Given the example with points \((-5, -4)\) and \((5, 2)\), the slope is calculated as \(\frac{6}{10}\) or \(\frac{3}{5}\). This means for every 5 units you move horizontally, the line moves 3 units vertically.

The point-slope form is a convenient way of writing the equation of a line when you know a point on the line and its slope. The equation is expressed as:\[y - y_1 = m(x - x_1)\]Here, \((x_1, y_1)\) is a specific point on the line, and \(m\) is the slope.

• To use this form, simply substitute the values of the known point and the slope into the equation.
• Point-slope form is particularly useful when you need to quickly write the equation of a line with specific characteristics.

For the example with slope \(\frac{3}{5}\) and point \((-5, -4)\), the point-slope equation becomes:\[y + 4 = \frac{3}{5}(x + 5)\]This form is not simplified for graphing, but it directly shows the relationship between the slope and a point on the line.

The slope-intercept form of a linear equation is one of the most common and graph-friendly ways to express a line. It is written as:\[y = mx + b\]In this form:

• \(m\) is the slope, representing the steepness of the line.
• \(b\) is the y-intercept, the point where the line crosses the y-axis.

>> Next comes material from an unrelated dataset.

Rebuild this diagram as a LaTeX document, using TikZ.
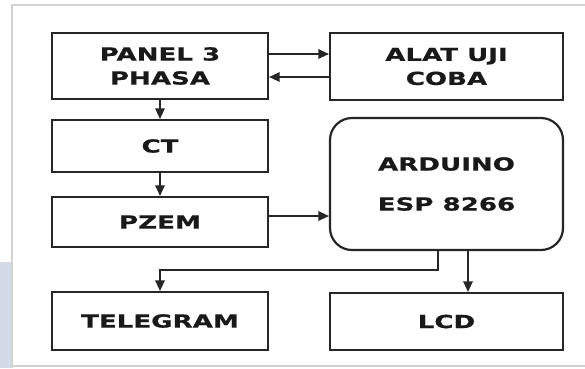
\documentclass[tikz,border=0pt]{standalone}
\usepackage{fontspec}
\newfontfamily\boxfont[FakeStretch=1.45,FakeBold=0.6]{DejaVu Sans Bold}
\usetikzlibrary{arrows.meta}
\definecolor{framegray}{HTML}{D2D2D2}
\definecolor{sideblue}{HTML}{D3DBE8}
\begin{document}
\begin{tikzpicture}[x=1pt,y=-1pt,
  blockbox/.style={draw=black!85,line width=2.2pt,inner sep=0pt,
    font=\boxfont\fontsize{18}{24}\selectfont,align=center,text=black!90},
  conn/.style={draw=black!85,line width=1.3pt,-{Triangle[length=10.5pt,width=9.5pt]}}]
\useasboundingbox (0,0) rectangle (585,368);
\fill[white] (0,0) rectangle (585,368);
\fill[sideblue] (0,262) rectangle (11,368);
\draw[framegray,line width=1.5pt] (585,5) -- (12,5) -- (12,368);
\draw[framegray,line width=1.2pt] (12,366) -- (585,366);
% boxes (corner coordinates in pixels)
\node[blockbox,minimum width=216pt,minimum height=66pt] (panel) at (160,66) {PANEL 3\\PHASA};
\node[blockbox,minimum width=233pt,minimum height=67pt] (alat) at (446.5,66.5) {ALAT UJI\\COBA};
\node[blockbox,minimum width=216pt,minimum height=52pt] (ct) at (160,146) {CT};
\node[blockbox,minimum width=216pt,minimum height=50pt] (pzem) at (160,222) {PZEM};
\node[blockbox,rounded corners=22pt,minimum width=233pt,minimum height=132pt,
  font=\boxfont\fontsize{18}{40}\selectfont] (ard) at (446.5,184) {ARDUINO\\ESP 8266};
\node[blockbox,minimum width=216pt,minimum height=58pt] (tele) at (160,321) {TELEGRAM};
\node[blockbox,minimum width=233pt,minimum height=57pt] (lcd) at (446.5,321.5) {LCD};
% connectors
\draw[conn] (panel.east |- 0,54) -- (alat.west |- 0,54);
\draw[conn] (alat.west |- 0,77) -- (panel.east |- 0,77);
\draw[conn] (panel.south) -- (ct.north);
\draw[conn] (ct.south) -- (pzem.north);
\draw[conn] (pzem.east |- 0,216) -- (ard.west |- 0,216);
\draw[conn] (ard.south -| 438,0) -- (438,270) -- (160,270) -- (tele.north);
\draw[conn] (ard.south -| 468,0) -- (lcd.north -| 468,0);
\end{tikzpicture}
\end{document}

This form makes it easy to graph the line, as you can immediately identify the slope and starting point. To transition from point-slope to slope-intercept form, you simplify the equation.Using our earlier example: After simplifying the point-slope form \(y + 4 = \frac{3}{5}x + 3\), subtracting 4 from both sides yields the slope-intercept form:\[y = \frac{3}{5}x - 1\]Here, the slope \(m\) is \(\frac{3}{5}\), and the y-intercept \(b\) is \(-1\). This clearly shows the rate of change and where the line crosses the y-axis.